Jonathan Blanchard | |
---|---|
Born | January 19, 1811 Rockingham, Vermont, U.S. |
Died |
May 14, 1892 (aged 81) Wheaton, Illinois, U.S. |
Nationality | American |
Education |
Middlebury College Lane Seminary |
Occupation | Abolitionist, College President, Editor |
Political party | Liberty, Free Soil, Anti-Masonic |
Spouse(s) | Mary Avery Bent |
Children | Jonathan Edwards, Mary Avery, William Walter, Catherine Lucretia, Charles Albert, Williston, Nora Emily, Sonora Caroline, Julia Waters, Cyrus Louis, and Geraldine Cecilia |
Parent(s) | Polly (Lovell) and Jonathan Blanchard, Sr. |
Jonathan Blanchard (January 19, 1811 – May 14, 1892) was an American pastor, educator, social reformer, and abolitionist. Born in Vermont, Blanchard attended Middlebury College before accepting a teaching position in New York. In 1834, he left to study at Andover Theological Seminary, but departed in 1836 after the college rejected agents from the American Anti-Slavery Society. Blanchard joined the group as one of Theodore Dwight Weld's "seventy" and preached in favor of abolition in southern Pennsylvania.
Blanchard graduated from Lane Seminary in 1838 and was soon ordained to preach at Sixth Presbyterian Church in Cincinnati, Ohio. There, he helped publish abolitionist newspaper The Philanthropist and represented Ohio at the 1843 World Anti-Slavery Convention. In 1845, he was named president of Knox College in Illinois, but was forced out thirteen years later. Blanchard is credited with founding Wheaton College in 1860, where he presided until 1882.

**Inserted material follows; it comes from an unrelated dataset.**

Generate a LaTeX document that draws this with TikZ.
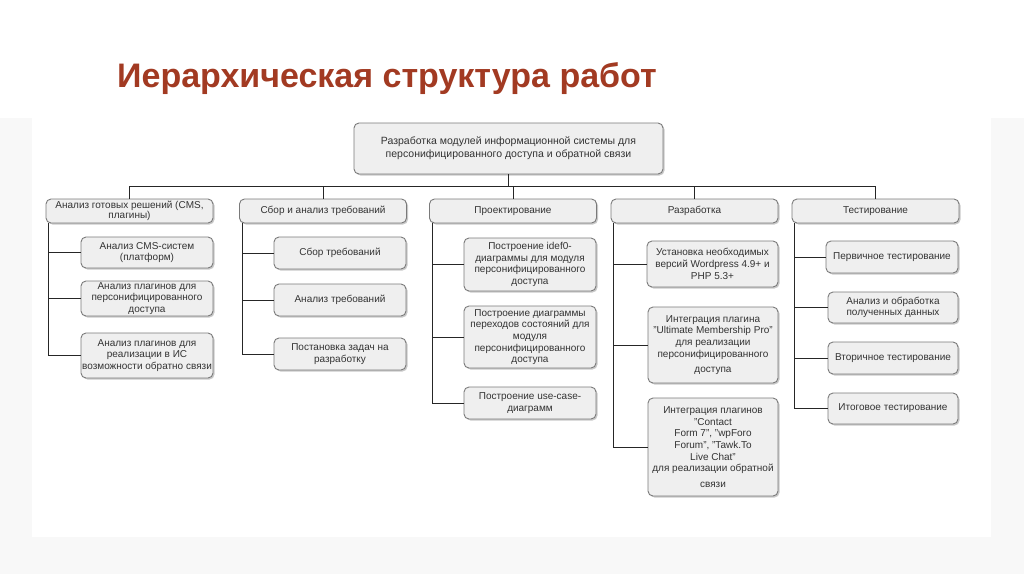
\documentclass[tikz,border=0pt]{standalone}
\usepackage{fontspec}
\setmainfont{Liberation Sans}
\usetikzlibrary{shadows,calc}
\definecolor{titlered}{HTML}{A23A22}
\definecolor{boxfill}{HTML}{EFEFEF}
\definecolor{boxline}{HTML}{7A7A7A}
\definecolor{txt}{HTML}{333333}
\definecolor{margin}{HTML}{F8F8F8}
\newcommand\dq{\char34\relax}
\tikzset{
  wbsbox/.style={draw=boxline, line width=0.9pt, fill=boxfill, rounded corners=5pt,
    drop shadow={shadow xshift=1.5pt, shadow yshift=-1.5pt, opacity=0.35, fill=black!60},
    align=center, text=txt, inner sep=1pt,
    font=\fontsize{10}{11.7}\selectfont},
  lone/.style={wbsbox, minimum width=167pt, minimum height=24pt},
  ltwo/.style={wbsbox, minimum width=132pt},
  conn/.style={draw=black!85, line width=1pt},
}
\begin{document}
\begin{tikzpicture}[x=1pt,y=-1pt]
\useasboundingbox (0,0) rectangle (1024,574);
\fill[margin] (0,0) rectangle (1024,574);
\fill[white] (0,0) rectangle (1024,118);
\fill[white] (32,118) rectangle (991,537);

\node[anchor=base west, text=titlered, font=\fontsize{34}{36}\selectfont\bfseries, inner sep=0pt] (title) at (117,87) {Иерархическая структура работ};

\node[wbsbox, minimum width=309pt, minimum height=51pt, font=\fontsize{10.5}{13}\selectfont] (root) at (508.5,148.5)
  {Разработка модулей информационной системы для\\персонифицированного доступа и обратной связи};

\node[lone, font=\fontsize{10}{10}\selectfont] (a) at (129.5,211) {Анализ готовых решений (CMS,\\плагины)};
\node[lone] (b) at (323,211) {Сбор и анализ требований};
\node[lone] (c) at (513,211) {Проектирование};
\node[lone] (d) at (694.5,211) {Разработка};
\node[lone] (e) at (875.5,211) {Тестирование};

\coordinate (bus) at (0,186);
\draw[conn] (a.north) -- (a.north |- bus) -| (e.north);
\draw[conn] (b.north) -- (b.north |- bus);
\draw[conn] (c.north) -- (c.north |- bus);
\draw[conn] (d.north) -- (d.north |- bus);
\draw[conn] (root.south) -- (root.south |- bus);

% column 1
\node[ltwo, minimum height=31pt] (a1) at (147,252.5) {Анализ CMS-систем\\(платформ)};
\node[ltwo, minimum height=35pt] (a2) at (147,298.5) {Анализ плагинов для\\персонифицированного\\доступа};
\node[ltwo, minimum height=45pt] (a3) at (147,355.5) {Анализ плагинов для\\реализации в ИС\\возможности обратно связи};
% column 2
\node[ltwo, minimum height=32pt] (b1) at (340,253) {Сбор требований};
\node[ltwo, minimum height=32pt] (b2) at (340,300) {Анализ требований};
\node[ltwo, minimum height=32pt] (b3) at (340,354) {Постановка задач на\\разработку};
% column 3
\node[ltwo, minimum height=53pt] (c1) at (530,264.5) {Построение idef0-\\диаграммы для модуля\\персонифицированного\\доступа};
\node[ltwo, minimum height=62pt] (c2) at (530,337) {Построение диаграммы\\переходов состояний для\\модуля\\персонифицированного\\доступа};
\node[ltwo, minimum height=32pt] (c3) at (530,403) {Построение use-case-\\диаграмм};
% column 4
\node[ltwo, minimum width=131pt, minimum height=46pt] (d1) at (712.5,264) {Установка необходимых\\версий Wordpress 4.9+ и\\PHP 5.3+};
\node[ltwo, minimum width=130pt, minimum height=76pt] (d2) at (713,345) {Интеграция плагина\\\dq Ultimate Membership Pro\dq\\для реализации\\персонифицированного\\[4pt]доступа};
\node[ltwo, minimum width=130pt, minimum height=98pt] (d3) at (713,447) {Интеграция плагинов\\\dq Contact\\Form 7\dq, \dq wpForo\\Forum\dq, \dq Tawk.To\\Live Chat\dq\\для реализации обратной\\[4pt]связи};
% column 5
\node[ltwo, minimum height=32pt] (e1) at (892,257) {Первичное тестирование};
\node[ltwo, minimum width=130pt, minimum height=31pt] (e2) at (893,307.5) {Анализ и обработка\\полученных данных};
\node[ltwo, minimum width=130pt, minimum height=32pt] (e3) at (893,358) {Вторичное тестирование};
\node[ltwo, minimum width=130pt, minimum height=31pt] (e4) at (893,408.5) {Итоговое тестирование};

% spines
\foreach \p/\kids in {a/{a1,a2,a3}, b/{b1,b2,b3}, c/{c1,c2,c3}, d/{d1,d2,d3}, e/{e1,e2,e3,e4}}{
  \foreach \k in \kids {
    \draw[conn] ($(\p.south west)+(3,0)$) |- (\k.west);
  }
}
\end{tikzpicture}
\end{document}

Following the Civil War, Blanchard focused on fighting secret societies through his National Christian Association. He was a leader in the resurrected Anti-Masonic party and once campaigned for its Presidential nomination. Along with his son Charles Albert, who succeeded him as Wheaton College president, he is the namesake of the college's Blanchard Hall.